> [Task directions]:
For the entries below, copy exactly the line that contains "Rebuild this chart" through the line that contains "1.44, 4.04, 4.66]", both ends included, and exclude all pictures.

> [Material for this exercise]:
··········

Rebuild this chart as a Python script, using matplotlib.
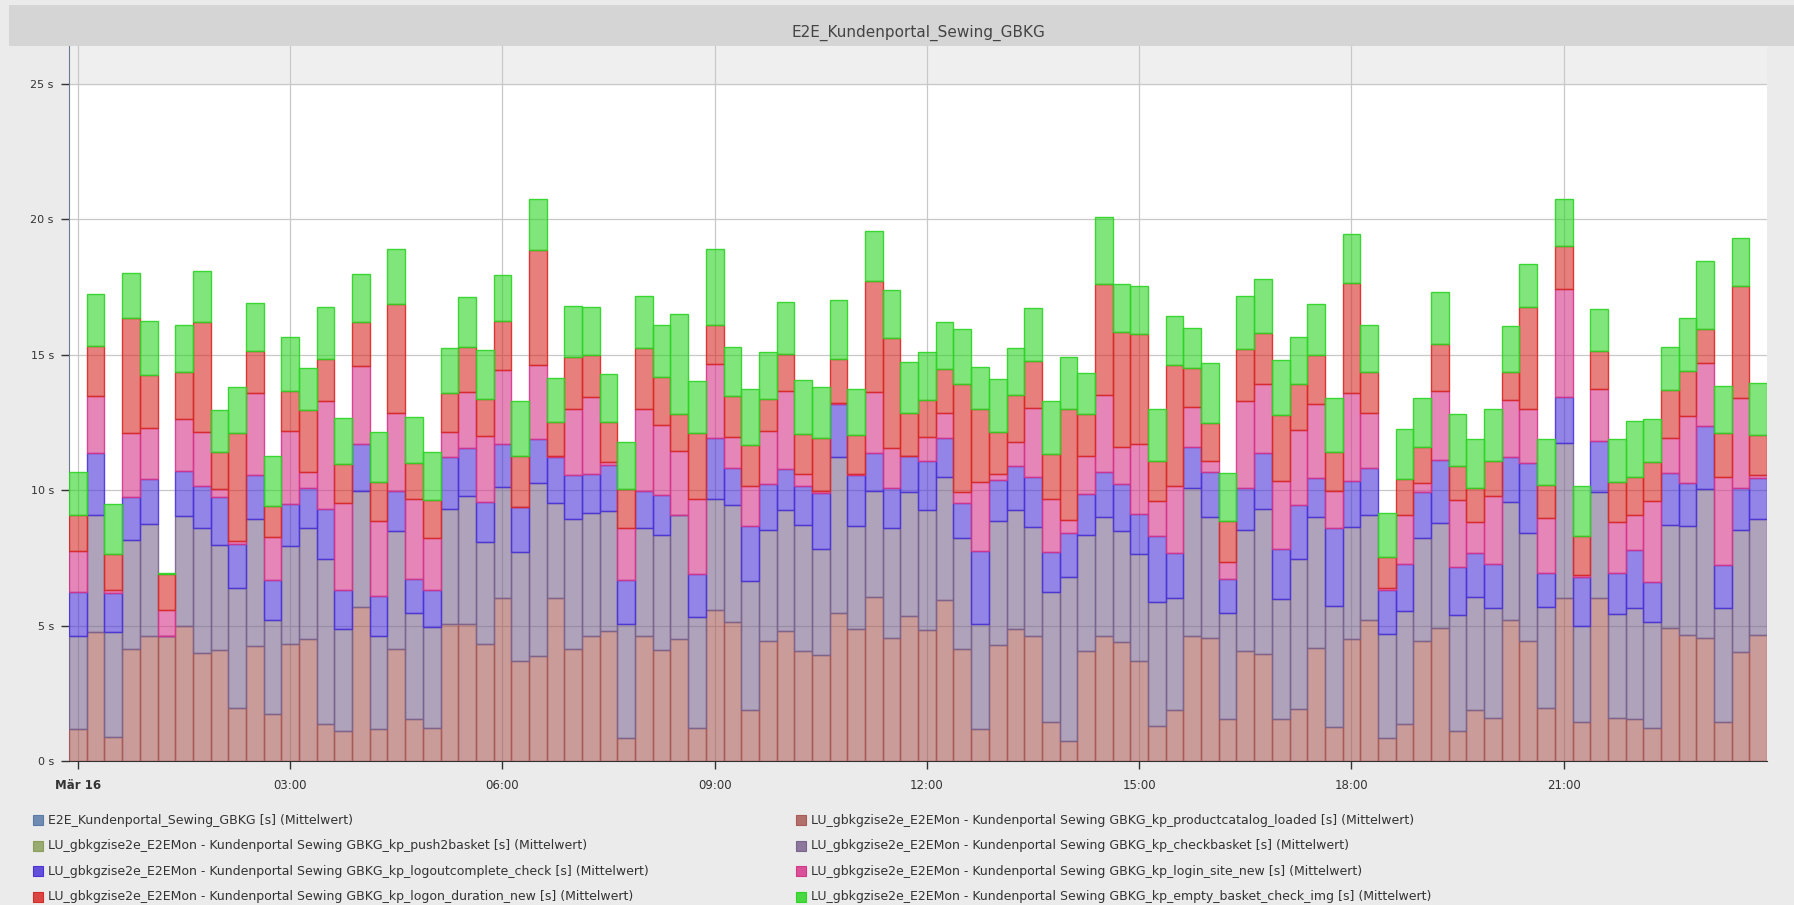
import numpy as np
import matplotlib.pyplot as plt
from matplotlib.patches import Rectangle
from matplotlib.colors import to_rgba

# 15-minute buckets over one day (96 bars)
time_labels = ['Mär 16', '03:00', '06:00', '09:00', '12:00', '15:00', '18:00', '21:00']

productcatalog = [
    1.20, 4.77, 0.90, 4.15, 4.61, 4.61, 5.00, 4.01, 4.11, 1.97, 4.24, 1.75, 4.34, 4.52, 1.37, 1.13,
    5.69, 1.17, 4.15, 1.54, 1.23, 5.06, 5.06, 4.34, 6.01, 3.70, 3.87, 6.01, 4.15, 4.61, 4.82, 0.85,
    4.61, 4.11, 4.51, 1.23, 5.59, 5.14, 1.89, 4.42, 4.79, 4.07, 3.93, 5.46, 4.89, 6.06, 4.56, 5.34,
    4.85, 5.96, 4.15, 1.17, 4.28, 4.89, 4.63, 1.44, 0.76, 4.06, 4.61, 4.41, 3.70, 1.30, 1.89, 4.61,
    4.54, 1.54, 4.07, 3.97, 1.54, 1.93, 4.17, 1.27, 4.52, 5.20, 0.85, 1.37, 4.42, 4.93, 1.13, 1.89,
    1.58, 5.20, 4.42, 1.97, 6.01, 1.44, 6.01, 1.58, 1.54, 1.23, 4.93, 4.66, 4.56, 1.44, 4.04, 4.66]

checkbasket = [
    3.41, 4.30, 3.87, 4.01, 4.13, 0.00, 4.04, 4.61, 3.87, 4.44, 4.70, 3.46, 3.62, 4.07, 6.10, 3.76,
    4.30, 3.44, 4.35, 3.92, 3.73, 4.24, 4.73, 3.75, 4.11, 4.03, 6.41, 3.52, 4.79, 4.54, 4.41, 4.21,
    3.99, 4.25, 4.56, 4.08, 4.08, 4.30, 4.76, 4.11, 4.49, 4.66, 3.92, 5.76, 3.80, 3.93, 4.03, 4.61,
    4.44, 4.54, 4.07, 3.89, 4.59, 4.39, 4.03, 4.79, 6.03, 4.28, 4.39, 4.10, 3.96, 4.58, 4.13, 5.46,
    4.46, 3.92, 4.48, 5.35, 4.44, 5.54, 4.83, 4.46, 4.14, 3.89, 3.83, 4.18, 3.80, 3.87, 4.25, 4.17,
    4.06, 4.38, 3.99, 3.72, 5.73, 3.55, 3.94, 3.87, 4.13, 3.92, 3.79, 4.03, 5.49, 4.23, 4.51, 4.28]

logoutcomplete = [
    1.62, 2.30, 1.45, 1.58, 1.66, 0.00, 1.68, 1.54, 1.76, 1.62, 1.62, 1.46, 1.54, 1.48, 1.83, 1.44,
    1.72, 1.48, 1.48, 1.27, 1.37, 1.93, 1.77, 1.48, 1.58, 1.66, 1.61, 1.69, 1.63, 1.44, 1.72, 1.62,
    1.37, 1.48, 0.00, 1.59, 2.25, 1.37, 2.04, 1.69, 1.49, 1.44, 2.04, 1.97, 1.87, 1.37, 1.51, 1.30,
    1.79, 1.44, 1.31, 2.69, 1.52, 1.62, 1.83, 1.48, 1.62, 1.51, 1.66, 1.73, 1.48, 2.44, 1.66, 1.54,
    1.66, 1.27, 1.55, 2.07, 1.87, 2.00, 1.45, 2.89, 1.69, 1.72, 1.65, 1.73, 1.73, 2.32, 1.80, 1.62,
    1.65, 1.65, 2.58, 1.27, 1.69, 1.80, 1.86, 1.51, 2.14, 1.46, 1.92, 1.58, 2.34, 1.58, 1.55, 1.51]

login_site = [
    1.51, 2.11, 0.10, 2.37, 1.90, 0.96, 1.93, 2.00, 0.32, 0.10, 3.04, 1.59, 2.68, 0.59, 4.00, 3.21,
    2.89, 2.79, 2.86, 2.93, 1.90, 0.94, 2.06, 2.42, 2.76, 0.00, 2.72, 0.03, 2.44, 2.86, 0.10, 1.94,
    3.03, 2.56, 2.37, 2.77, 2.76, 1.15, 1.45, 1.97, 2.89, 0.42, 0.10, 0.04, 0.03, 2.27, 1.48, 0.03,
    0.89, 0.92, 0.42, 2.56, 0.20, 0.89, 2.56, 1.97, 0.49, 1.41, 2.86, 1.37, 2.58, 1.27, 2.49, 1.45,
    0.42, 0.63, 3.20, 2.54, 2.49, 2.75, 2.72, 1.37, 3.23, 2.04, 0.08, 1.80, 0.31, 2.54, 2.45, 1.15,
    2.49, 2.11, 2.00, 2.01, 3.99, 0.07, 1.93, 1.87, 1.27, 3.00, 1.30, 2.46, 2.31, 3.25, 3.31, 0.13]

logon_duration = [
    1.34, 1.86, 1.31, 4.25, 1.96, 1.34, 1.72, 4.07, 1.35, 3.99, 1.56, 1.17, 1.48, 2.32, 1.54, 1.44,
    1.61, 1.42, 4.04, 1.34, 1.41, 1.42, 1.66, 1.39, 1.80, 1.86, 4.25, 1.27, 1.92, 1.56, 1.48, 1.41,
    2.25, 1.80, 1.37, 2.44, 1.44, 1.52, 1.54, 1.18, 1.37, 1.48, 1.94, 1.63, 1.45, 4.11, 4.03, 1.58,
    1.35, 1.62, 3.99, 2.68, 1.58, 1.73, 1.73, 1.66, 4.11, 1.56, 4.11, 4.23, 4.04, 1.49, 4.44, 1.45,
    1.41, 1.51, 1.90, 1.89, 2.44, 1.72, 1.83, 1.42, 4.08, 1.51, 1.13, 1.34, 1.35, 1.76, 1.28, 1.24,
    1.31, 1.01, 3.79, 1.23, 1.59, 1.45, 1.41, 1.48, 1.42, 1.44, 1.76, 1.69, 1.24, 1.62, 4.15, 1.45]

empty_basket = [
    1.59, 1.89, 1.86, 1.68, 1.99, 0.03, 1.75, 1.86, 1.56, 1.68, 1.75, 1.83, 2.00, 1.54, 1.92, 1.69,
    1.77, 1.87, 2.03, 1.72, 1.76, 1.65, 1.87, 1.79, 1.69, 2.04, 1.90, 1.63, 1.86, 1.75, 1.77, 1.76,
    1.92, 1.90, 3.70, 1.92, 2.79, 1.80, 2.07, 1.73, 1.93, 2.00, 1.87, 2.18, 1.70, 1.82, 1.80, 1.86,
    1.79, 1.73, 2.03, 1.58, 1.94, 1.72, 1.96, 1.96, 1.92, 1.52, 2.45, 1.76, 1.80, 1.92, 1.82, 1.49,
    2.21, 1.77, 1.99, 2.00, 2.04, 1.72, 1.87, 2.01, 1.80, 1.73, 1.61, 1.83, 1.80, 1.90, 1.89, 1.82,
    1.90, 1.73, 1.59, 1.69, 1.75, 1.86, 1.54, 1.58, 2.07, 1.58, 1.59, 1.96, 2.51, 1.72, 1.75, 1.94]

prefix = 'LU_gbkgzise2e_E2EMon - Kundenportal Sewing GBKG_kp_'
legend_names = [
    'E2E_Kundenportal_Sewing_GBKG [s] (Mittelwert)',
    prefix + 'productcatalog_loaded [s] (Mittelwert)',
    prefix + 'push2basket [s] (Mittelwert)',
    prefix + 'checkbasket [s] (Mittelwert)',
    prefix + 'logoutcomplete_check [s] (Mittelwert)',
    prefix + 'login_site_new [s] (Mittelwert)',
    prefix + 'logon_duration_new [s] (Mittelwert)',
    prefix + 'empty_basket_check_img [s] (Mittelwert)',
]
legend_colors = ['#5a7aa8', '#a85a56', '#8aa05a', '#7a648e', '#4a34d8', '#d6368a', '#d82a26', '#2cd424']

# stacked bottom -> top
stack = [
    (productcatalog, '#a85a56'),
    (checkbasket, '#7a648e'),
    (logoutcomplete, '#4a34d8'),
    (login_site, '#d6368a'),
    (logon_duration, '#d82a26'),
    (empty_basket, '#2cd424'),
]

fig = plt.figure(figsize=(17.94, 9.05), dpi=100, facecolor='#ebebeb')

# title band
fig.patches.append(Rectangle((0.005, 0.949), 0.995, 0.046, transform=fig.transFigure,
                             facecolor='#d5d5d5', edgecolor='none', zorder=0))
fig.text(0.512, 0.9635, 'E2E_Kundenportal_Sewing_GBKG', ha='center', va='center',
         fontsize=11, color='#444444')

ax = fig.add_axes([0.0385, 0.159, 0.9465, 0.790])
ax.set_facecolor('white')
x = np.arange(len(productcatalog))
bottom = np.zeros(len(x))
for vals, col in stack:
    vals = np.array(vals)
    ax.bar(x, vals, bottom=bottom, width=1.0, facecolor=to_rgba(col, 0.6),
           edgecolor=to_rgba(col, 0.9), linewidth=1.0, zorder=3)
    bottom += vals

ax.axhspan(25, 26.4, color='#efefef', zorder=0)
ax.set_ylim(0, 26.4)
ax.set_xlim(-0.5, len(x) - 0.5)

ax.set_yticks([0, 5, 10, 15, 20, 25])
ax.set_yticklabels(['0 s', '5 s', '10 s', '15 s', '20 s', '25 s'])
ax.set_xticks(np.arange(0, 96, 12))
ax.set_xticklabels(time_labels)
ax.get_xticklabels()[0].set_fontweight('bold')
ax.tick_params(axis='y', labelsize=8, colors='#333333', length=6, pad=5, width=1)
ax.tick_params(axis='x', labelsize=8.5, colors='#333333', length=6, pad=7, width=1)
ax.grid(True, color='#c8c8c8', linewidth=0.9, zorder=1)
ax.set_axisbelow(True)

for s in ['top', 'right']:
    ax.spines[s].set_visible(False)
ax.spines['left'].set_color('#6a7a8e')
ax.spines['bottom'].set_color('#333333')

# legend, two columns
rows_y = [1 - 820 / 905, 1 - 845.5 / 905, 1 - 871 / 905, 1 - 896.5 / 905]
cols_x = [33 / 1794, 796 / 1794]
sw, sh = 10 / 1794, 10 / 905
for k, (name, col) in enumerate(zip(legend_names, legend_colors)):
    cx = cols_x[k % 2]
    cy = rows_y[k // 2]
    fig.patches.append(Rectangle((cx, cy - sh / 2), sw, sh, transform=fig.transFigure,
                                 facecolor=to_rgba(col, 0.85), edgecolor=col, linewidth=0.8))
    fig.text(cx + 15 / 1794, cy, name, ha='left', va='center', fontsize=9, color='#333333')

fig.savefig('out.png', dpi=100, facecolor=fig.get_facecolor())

··········

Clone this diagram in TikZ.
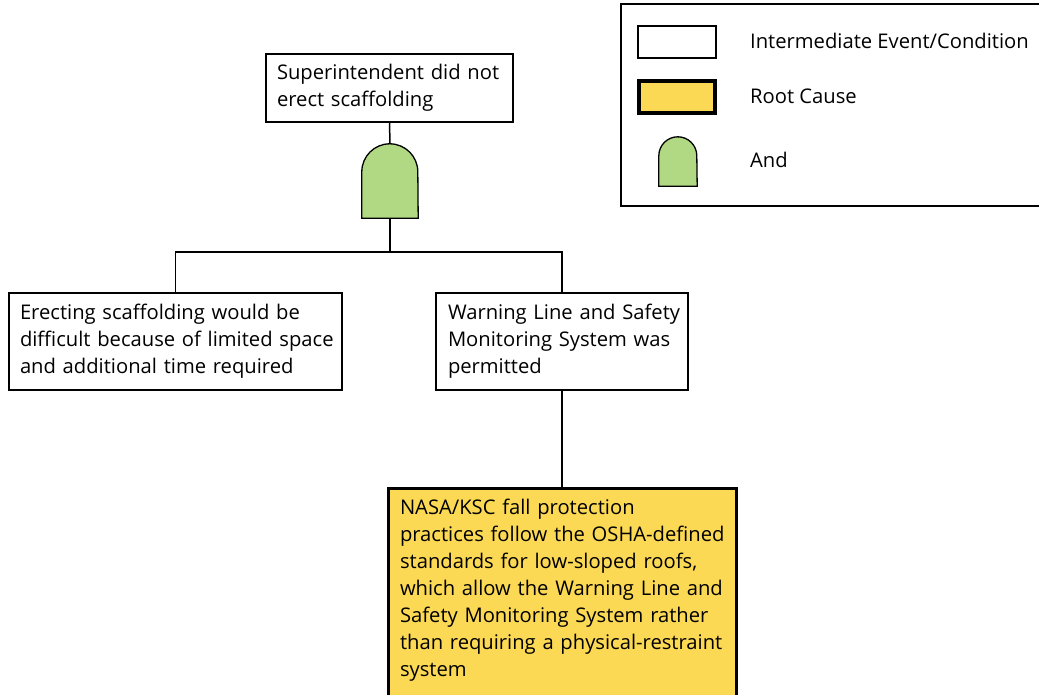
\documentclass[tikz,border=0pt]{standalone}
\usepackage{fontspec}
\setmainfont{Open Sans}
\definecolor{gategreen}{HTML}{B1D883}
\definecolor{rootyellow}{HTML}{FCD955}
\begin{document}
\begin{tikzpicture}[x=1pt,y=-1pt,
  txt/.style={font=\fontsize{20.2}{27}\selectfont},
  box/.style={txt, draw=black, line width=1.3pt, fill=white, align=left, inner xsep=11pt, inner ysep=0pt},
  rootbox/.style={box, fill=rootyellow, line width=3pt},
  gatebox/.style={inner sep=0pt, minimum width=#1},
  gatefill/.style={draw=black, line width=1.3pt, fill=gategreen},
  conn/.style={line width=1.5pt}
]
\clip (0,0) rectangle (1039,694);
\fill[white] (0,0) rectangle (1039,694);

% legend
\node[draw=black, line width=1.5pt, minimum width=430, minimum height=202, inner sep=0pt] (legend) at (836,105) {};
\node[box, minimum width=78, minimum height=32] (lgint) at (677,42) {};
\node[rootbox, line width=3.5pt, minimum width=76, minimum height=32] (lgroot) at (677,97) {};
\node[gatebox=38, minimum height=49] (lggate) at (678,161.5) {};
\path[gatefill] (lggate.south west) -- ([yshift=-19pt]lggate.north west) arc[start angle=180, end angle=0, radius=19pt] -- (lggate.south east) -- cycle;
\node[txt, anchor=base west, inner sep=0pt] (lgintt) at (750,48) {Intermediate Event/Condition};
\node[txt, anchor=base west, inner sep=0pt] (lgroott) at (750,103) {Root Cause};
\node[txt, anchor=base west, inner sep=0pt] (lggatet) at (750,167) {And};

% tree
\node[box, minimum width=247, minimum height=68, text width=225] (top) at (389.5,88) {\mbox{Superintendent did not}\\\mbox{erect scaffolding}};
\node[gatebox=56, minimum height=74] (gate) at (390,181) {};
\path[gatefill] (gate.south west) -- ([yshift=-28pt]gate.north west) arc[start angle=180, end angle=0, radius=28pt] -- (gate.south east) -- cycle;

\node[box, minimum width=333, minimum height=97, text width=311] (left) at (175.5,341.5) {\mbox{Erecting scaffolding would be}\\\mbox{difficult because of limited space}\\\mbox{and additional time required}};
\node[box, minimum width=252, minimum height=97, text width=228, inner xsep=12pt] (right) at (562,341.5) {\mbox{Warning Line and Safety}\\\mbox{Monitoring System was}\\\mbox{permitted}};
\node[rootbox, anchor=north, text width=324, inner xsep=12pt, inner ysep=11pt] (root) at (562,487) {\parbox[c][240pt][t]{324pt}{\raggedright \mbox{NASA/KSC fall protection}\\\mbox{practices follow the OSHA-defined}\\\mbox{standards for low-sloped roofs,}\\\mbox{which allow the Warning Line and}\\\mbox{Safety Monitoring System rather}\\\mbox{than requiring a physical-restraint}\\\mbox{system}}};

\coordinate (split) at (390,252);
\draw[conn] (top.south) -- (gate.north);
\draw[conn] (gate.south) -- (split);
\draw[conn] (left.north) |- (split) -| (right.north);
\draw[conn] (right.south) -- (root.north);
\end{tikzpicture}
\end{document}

··········

> [Full output]:
Rebuild this chart as a Python script, using matplotlib.
import numpy as np
import matplotlib.pyplot as plt
from matplotlib.patches import Rectangle
from matplotlib.colors import to_rgba

# 15-minute buckets over one day (96 bars)
time_labels = ['Mär 16', '03:00', '06:00', '09:00', '12:00', '15:00', '18:00', '21:00']

productcatalog = [
    1.20, 4.77, 0.90, 4.15, 4.61, 4.61, 5.00, 4.01, 4.11, 1.97, 4.24, 1.75, 4.34, 4.52, 1.37, 1.13,
    5.69, 1.17, 4.15, 1.54, 1.23, 5.06, 5.06, 4.34, 6.01, 3.70, 3.87, 6.01, 4.15, 4.61, 4.82, 0.85,
    4.61, 4.11, 4.51, 1.23, 5.59, 5.14, 1.89, 4.42, 4.79, 4.07, 3.93, 5.46, 4.89, 6.06, 4.56, 5.34,
    4.85, 5.96, 4.15, 1.17, 4.28, 4.89, 4.63, 1.44, 0.76, 4.06, 4.61, 4.41, 3.70, 1.30, 1.89, 4.61,
    4.54, 1.54, 4.07, 3.97, 1.54, 1.93, 4.17, 1.27, 4.52, 5.20, 0.85, 1.37, 4.42, 4.93, 1.13, 1.89,
    1.58, 5.20, 4.42, 1.97, 6.01, 1.44, 6.01, 1.58, 1.54, 1.23, 4.93, 4.66, 4.56, 1.44, 4.04, 4.66]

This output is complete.